Just about the best stock investing book I ever read. August 28, 2005 Marc A. Vinson (Brooklyn, NY United States) 10 out of 10 found this review helpful
This book gives you different scenarios as to what can happen to the stock, currency and bond markets with every economic report that comes out. Be sure you dont get overwhelmed by all of this and perhaps focus mainly on the 3 and 4 star data that comes out for a while. I am a semi-professional stock speculator myself, and even I was overwhelmed at how much info he gives. I will surely have to keep this one on my shelf for constant reference. He gives many entertaining samples of how real speculators would act on news and economic data. The funny thing is, many fundamental and technical analysts pay too little attention to this data, and some pay it too much heed. So you need to find the balance. I will say this; I always found economic data very boring until Peter showed us they are all pieces of a puzzle and that makes it very, very interesting indeed. I will never look at CNBC the same way again. As well, the resource guide for websites and news sources at the back of the book are worth the price of this book itself! (...)Marc
Good Story book but not practical November 14, 2005 Sanjeev Singh (New Jersey, USA) 5 out of 24 found this review helpful
Today is Nov 14th 2005, Tyson food reported it quartely profit surged to 49 percent, as operating income surged in its chicken and pork businesses also because of record corn production last year and this year, there is ample supply (inventory) of corn that should benefit Tyson food further as it can buy corn at cheap prices. But... stock declined by 6% in the premarket trading. Reason..."Market is effecient". There are thousand of analysts who analyze these information and incorporate them in their stock price estimate. If result surpasses expection, stock price will rise else it will fall.
Good Book June 18, 2007 Ulf Hamster (Bremen, Germany) 2 out of 2 found this review helpful
I like this book because the author uses a funny style. Thus, it is easy to remember some typical phenomenas in macroeconomics and stock markets. Of course, you have to read books about forecasting stock market movements very very very carefully. But this is the story about a young naive boy who go for an internship in an investment bank and listen to sucess stories of the experienced collegues - They are never talking about loss reports! As you see I am from Germany. Therefore I can tell you: Some of Mr Navarro's causal relationships cannot work in Germany.

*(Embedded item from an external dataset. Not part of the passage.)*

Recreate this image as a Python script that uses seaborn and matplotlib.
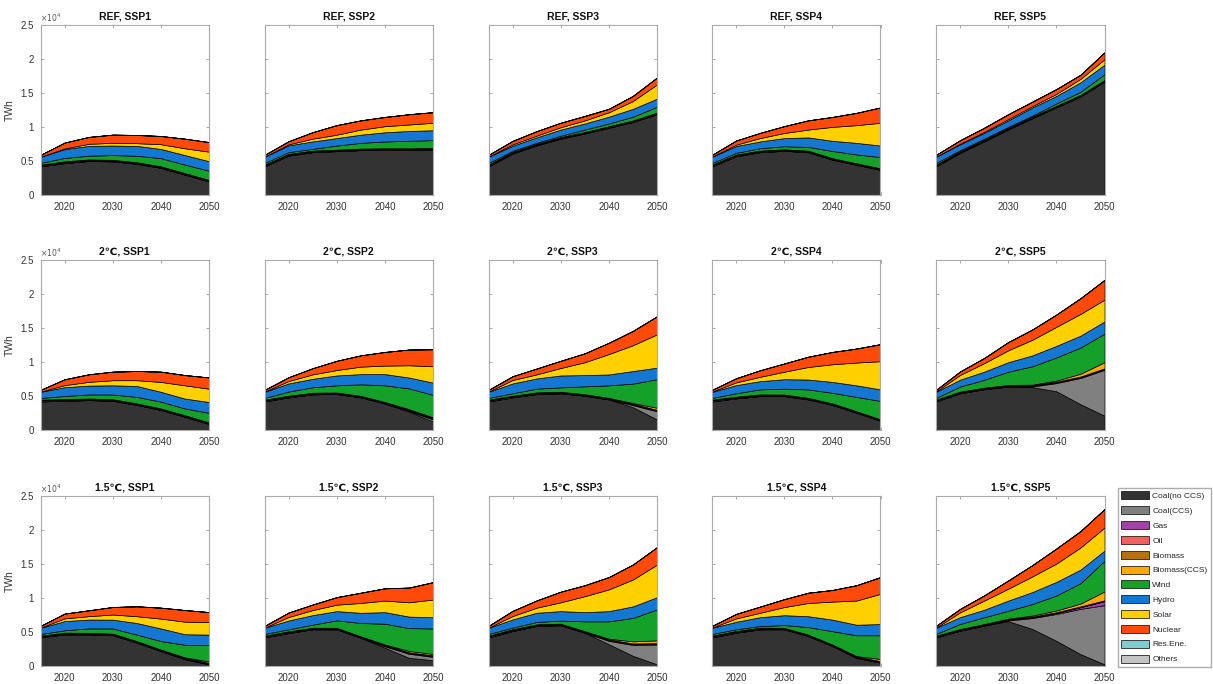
import matplotlib
matplotlib.use("Agg")
import numpy as np
import seaborn as sns
import matplotlib.pyplot as plt
from matplotlib.patches import Patch
from matplotlib.ticker import FuncFormatter

sns.set_theme(style="ticks")
plt.rcParams["font.family"] = ["Liberation Sans", "DejaVu Sans"]

# ---- data (TWh) ----
years = [2015, 2020, 2025, 2030, 2035, 2040, 2045, 2050]
scenarios = ["REF", "2℃", "1.5℃"]
ssps = ["SSP1", "SSP2", "SSP3", "SSP4", "SSP5"]

techs = ["Coal(no CCS)", "Coal(CCS)", "Gas", "Oil", "Biomass", "Biomass(CCS)",
         "Wind", "Hydro", "Solar", "Nuclear", "Res.Ene.", "Others"]
colors = ["#333333", "#808080", "#a640a6", "#f26060", "#b8700f", "#ffaa00",
          "#15a02a", "#1478d2", "#ffd000", "#ff4a0a", "#80cccc", "#c4c4c4"]

NONE = [0, 0, 0, 0, 0, 0, 0, 0]
gas_typ = [150, 130, 110, 100, 100, 100, 100, 100]
oil_typ = [50, 40, 30, 20, 20, 10, 10, 10]
bio_typ = [60, 80, 90, 100, 100, 110, 110, 110]
res_typ = [10, 10, 10, 10, 10, 10, 10, 10]
oth_typ = [10, 10, 10, 10, 10, 10, 10, 10]

coal = {
    "REF, SSP1": [4200, 4700, 5000, 4950, 4600, 4000, 3000, 2000],
    "REF, SSP2": [4200, 5800, 6300, 6450, 6600, 6650, 6650, 6700],
    "REF, SSP3": [4200, 6100, 7300, 8300, 9050, 9900, 10750, 11900],
    "REF, SSP4": [4200, 5700, 6300, 6500, 6300, 5200, 4450, 3700],
    "REF, SSP5": [4200, 6200, 7900, 9650, 11300, 12900, 14500, 16700],
    "2℃, SSP1": [4200, 4300, 4400, 4300, 3700, 2950, 1950, 900],
    "2℃, SSP2": [4200, 4800, 5250, 5300, 4800, 3900, 2700, 1250],
    "2℃, SSP3": [4200, 4800, 5300, 5400, 5050, 4500, 3350, 1550],
    "2℃, SSP4": [4200, 4650, 5000, 5000, 4500, 3700, 2550, 1350],
    "2℃, SSP5": [4200, 5400, 6000, 6400, 6300, 5700, 3800, 2100],
    "1.5℃, SSP1": [4200, 4650, 4650, 4550, 3450, 2200, 1000, 250],
    "1.5℃, SSP2": [4200, 4850, 5400, 5400, 4150, 2700, 1200, 850],
    "1.5℃, SSP3": [4200, 5150, 5900, 6000, 4900, 3200, 1500, 250],
    "1.5℃, SSP4": [4200, 4900, 5400, 5400, 4400, 2950, 1200, 500],
    "1.5℃, SSP5": [4200, 5200, 5950, 6600, 5450, 3700, 1750, 250],
}
coal_ccs = {
    "2℃, SSP2": [0, 0, 0, 0, 0, 0, 100, 300],
    "2℃, SSP3": [0, 0, 0, 0, 0, 0, 300, 1200],
    "2℃, SSP5": [0, 0, 0, 0, 100, 1200, 3850, 6750],
    "1.5℃, SSP2": [0, 0, 0, 0, 0, 200, 600, 500],
    "1.5℃, SSP3": [0, 0, 0, 0, 0, 500, 1600, 2900],
    "1.5℃, SSP5": [0, 0, 0, 100, 1600, 3950, 6650, 8700],
}
gas = {
    "1.5℃, SSP5": [150, 120, 100, 100, 100, 150, 250, 600],
}
bio_ccs = {
    "2℃, SSP2": [0, 0, 0, 0, 0, 0, 50, 100],
    "2℃, SSP3": [0, 0, 0, 0, 0, 0, 100, 300],
    "2℃, SSP5": [0, 0, 0, 0, 50, 150, 400, 900],
    "1.5℃, SSP1": [0, 0, 0, 0, 0, 0, 50, 200],
    "1.5℃, SSP2": [0, 0, 0, 0, 0, 50, 200, 200],
    "1.5℃, SSP3": [0, 0, 0, 0, 0, 100, 300, 400],
    "1.5℃, SSP4": [0, 0, 0, 0, 0, 0, 50, 300],
    "1.5℃, SSP5": [0, 0, 0, 50, 150, 250, 400, 1300],
}
wind = {
    "REF, SSP1": [250, 500, 550, 700, 950, 1200, 1250, 1350],
    "REF, SSP2": [250, 250, 250, 600, 850, 1000, 1100, 1150],
    "REF, SSP3": [250, 150, 150, 200, 350, 400, 550, 850],
    "REF, SSP4": [250, 250, 350, 450, 550, 1050, 1300, 1650],
    "REF, SSP5": [250, 150, 150, 150, 150, 350, 450, 850],
    "2℃, SSP1": [250, 450, 600, 700, 950, 1000, 1000, 1400],
    "2℃, SSP2": [250, 600, 800, 1050, 1700, 2450, 3050, 3300],
    "2℃, SSP3": [250, 350, 550, 650, 1150, 1850, 2850, 4200],
    "2℃, SSP4": [250, 500, 750, 850, 1250, 1550, 2100, 2700],
    "2℃, SSP5": [250, 750, 1150, 1950, 2700, 3400, 3850, 4200],
    "1.5℃, SSP1": [250, 350, 650, 750, 950, 1250, 1850, 2400],
    "1.5℃, SSP2": [250, 300, 450, 1100, 1950, 3050, 3350, 3750],
    "1.5℃, SSP3": [250, 250, 350, 450, 1450, 2550, 3450, 4550],
    "1.5℃, SSP4": [250, 250, 250, 400, 1100, 1950, 3050, 3500],
    "1.5℃, SSP5": [250, 750, 1000, 1150, 1700, 2200, 3000, 4500],
}
hydro = {
    "REF, SSP1": [900, 1300, 1450, 1400, 1450, 1350, 1400, 1400],
    "REF, SSP2": [900, 1000, 1100, 1100, 1200, 1350, 1450, 1450],
    "REF, SSP3": [900, 750, 800, 900, 900, 1000, 1150, 1200],
    "REF, SSP4": [900, 1000, 1000, 1200, 1400, 1500, 1700, 1700],
    "REF, SSP5": [900, 850, 850, 950, 1200, 1100, 1400, 1400],
    "2℃, SSP1": [900, 1300, 1300, 1350, 1600, 1450, 1450, 1600],
    "2℃, SSP2": [900, 1200, 1250, 1450, 1500, 1650, 1600, 1800],
    "2℃, SSP3": [900, 1450, 1500, 1750, 1650, 1600, 1850, 1700],
    "2℃, SSP4": [900, 1200, 1200, 1400, 1450, 1600, 1700, 1700],
    "2℃, SSP5": [900, 1000, 1200, 1400, 1600, 1700, 1750, 1800],
    "1.5℃, SSP1": [900, 1350, 1300, 1300, 1700, 1850, 1550, 1550],
    "1.5℃, SSP2": [900, 1300, 1400, 1350, 1500, 1700, 1700, 1650],
    "1.5℃, SSP3": [900, 1200, 1350, 1400, 1350, 1500, 1700, 1800],
    "1.5℃, SSP4": [900, 1100, 1300, 1450, 1600, 1700, 1550, 1650],
    "1.5℃, SSP5": [900, 1000, 1100, 1500, 1750, 2000, 2000, 1500],
}
solar = {
    "REF, SSP1": [30, 100, 300, 400, 400, 700, 1000, 1400],
    "REF, SSP2": [30, 150, 400, 500, 750, 900, 950, 1100],
    "REF, SSP3": [30, 200, 250, 350, 450, 650, 1150, 2100],
    "REF, SSP4": [30, 200, 500, 750, 1150, 2050, 2600, 3350],
    "REF, SSP5": [30, 100, 150, 200, 200, 300, 500, 800],
    "2℃, SSP1": [30, 300, 550, 750, 850, 1450, 1950, 1950],
    "2℃, SSP2": [30, 350, 650, 800, 1100, 1250, 1800, 2400],
    "2℃, SSP3": [30, 500, 600, 1100, 1900, 3000, 3800, 4900],
    "2℃, SSP4": [30, 400, 650, 1100, 1850, 2600, 3350, 4150],
    "2℃, SSP5": [30, 700, 1250, 1750, 2300, 2800, 3200, 3200],
    "1.5℃, SSP1": [30, 400, 500, 750, 1000, 1450, 1850, 1850],
    "1.5℃, SSP2": [30, 500, 750, 950, 1450, 1700, 2100, 2600],
    "1.5℃, SSP3": [30, 500, 750, 1300, 2350, 3200, 3950, 4800],
    "1.5℃, SSP4": [30, 500, 650, 1200, 1950, 2650, 3550, 4450],
    "1.5℃, SSP5": [30, 700, 1350, 1750, 2300, 2700, 3250, 3400],
}
nuclear = {
    "REF, SSP1": [250, 850, 1000, 1200, 1200, 1200, 1400, 1400],
    "REF, SSP2": [250, 450, 950, 1400, 1350, 1350, 1500, 1550],
    "REF, SSP3": [250, 500, 650, 650, 650, 500, 750, 1000],
    "REF, SSP4": [250, 600, 750, 1000, 1350, 1450, 1800, 2250],
    "REF, SSP5": [250, 500, 600, 700, 650, 700, 600, 1000],
    "2℃, SSP1": [250, 850, 1100, 1250, 1350, 1500, 1500, 1650],
    "2℃, SSP2": [250, 550, 900, 1350, 1650, 2000, 2300, 2500],
    "2℃, SSP3": [250, 550, 850, 1050, 1300, 1650, 2100, 2650],
    "2℃, SSP4": [250, 600, 950, 1200, 1500, 1800, 2050, 2500],
    "2℃, SSP5": [250, 500, 750, 1200, 1500, 1800, 2300, 2900],
    "1.5℃, SSP1": [250, 700, 850, 1100, 1450, 1600, 1700, 1450],
    "1.5℃, SSP2": [250, 650, 800, 1100, 1500, 1800, 2150, 2550],
    "1.5℃, SSP3": [250, 750, 1050, 1550, 1600, 1800, 2200, 2550],
    "1.5℃, SSP4": [250, 650, 900, 1150, 1500, 1700, 2250, 2450],
    "1.5℃, SSP5": [250, 500, 750, 1200, 1650, 2200, 2400, 2700],
}

# ---- layout (pixels of the 1213x684 canvas) ----
W, H = 1213, 684
col_left = [40.5, 264.5, 488.5, 712, 936]
row_top = [25, 260, 496]
ax_w, ax_h = 168.5, 170

fig = plt.figure(figsize=(W / 100, H / 100), dpi=100)

for i, scen in enumerate(scenarios):
    for j, ssp in enumerate(ssps):
        key = f"{scen}, {ssp}"
        ax = fig.add_axes([col_left[j] / W, 1 - (row_top[i] + ax_h) / H, ax_w / W, ax_h / H])
        layers = [coal[key], coal_ccs.get(key, NONE), gas.get(key, gas_typ), oil_typ, bio_typ,
                  bio_ccs.get(key, NONE), wind[key], hydro[key], solar[key], nuclear[key],
                  res_typ, oth_typ]
        ax.stackplot(years, np.array(layers), colors=colors, edgecolor="black", linewidth=0.5)
        ax.set_xlim(2015, 2050)
        ax.set_ylim(0, 25000)
        ax.set_xticks([2020, 2030, 2040, 2050])
        ax.set_yticks(np.arange(0, 25001, 5000))
        ax.tick_params(direction="in", length=2.5, width=0.6, color="#999999",
                       labelsize=7, labelcolor="#333333", top=True, right=True, pad=5)
        for sp in ax.spines.values():
            sp.set_color("#aaaaaa")
            sp.set_linewidth(0.8)
        if j == 0:
            ax.yaxis.set_major_formatter(FuncFormatter(lambda v, p: f"{v / 1e4:g}"))
            ax.set_ylabel("TWh", fontsize=7.5, color="#333333", labelpad=4)
            ax.text(0.0, 1.005, r"$\times10^4$", transform=ax.transAxes, fontsize=5.5,
                    color="#555555", va="bottom", ha="left")
        else:
            ax.set_yticklabels([])
        ax.set_title(key, fontsize=7.5, fontweight="bold", pad=4, color="#111111")

handles = [Patch(facecolor=c, edgecolor="black", linewidth=0.5, label=t)
           for t, c in zip(techs, colors)]
fig.legend(handles=handles, loc="upper left", bbox_to_anchor=(1118 / W, 1 - 488 / H),
           fontsize=6, frameon=True, fancybox=False, edgecolor="#999999",
           borderaxespad=0, handlelength=3.3, handleheight=1.1, labelspacing=0.72,
           handletextpad=0.4, borderpad=0.4)

fig.savefig("out.png", dpi=100, facecolor="white")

Actually, I have read the book and made notes: This might work in the US and that might happen in Germany (or maybe in another economic zone somewhere, which i know about). The difference have a little bit to do with cultural differences but more important are differences in institutional and political systems. For example the ECB don't care about what will happen to the unemployment rate in particular Euro-countries during particular election years because it is not possible to consider all member-states equally. But I think to have read some comments of Mr Navarro that everybody have to think on its own, and thus, find their own magical "macrowave" relationships what have a pretty simple reason: If everybody does the same, the magic doesn't work anymore... I really think to remember that he have indicated something like this in the first chapter. Therefore, dear reader, this is a very good book because it explains that macroeconomics is linked to the financial markets although some "smart" people postulate that it is not the case anymore. It depends on the viewpoint. and Mr Navarro explains, maybe not very very very academically, that there is one wave level most people don't want to see anymore. While I have read the book I skimmed through the stock market news und macroeconomic data (of Germany / Europe) of the last years and compared them to several stocks and stock indicies - It is not exactly what Mr Navarro have written but in principal he is right.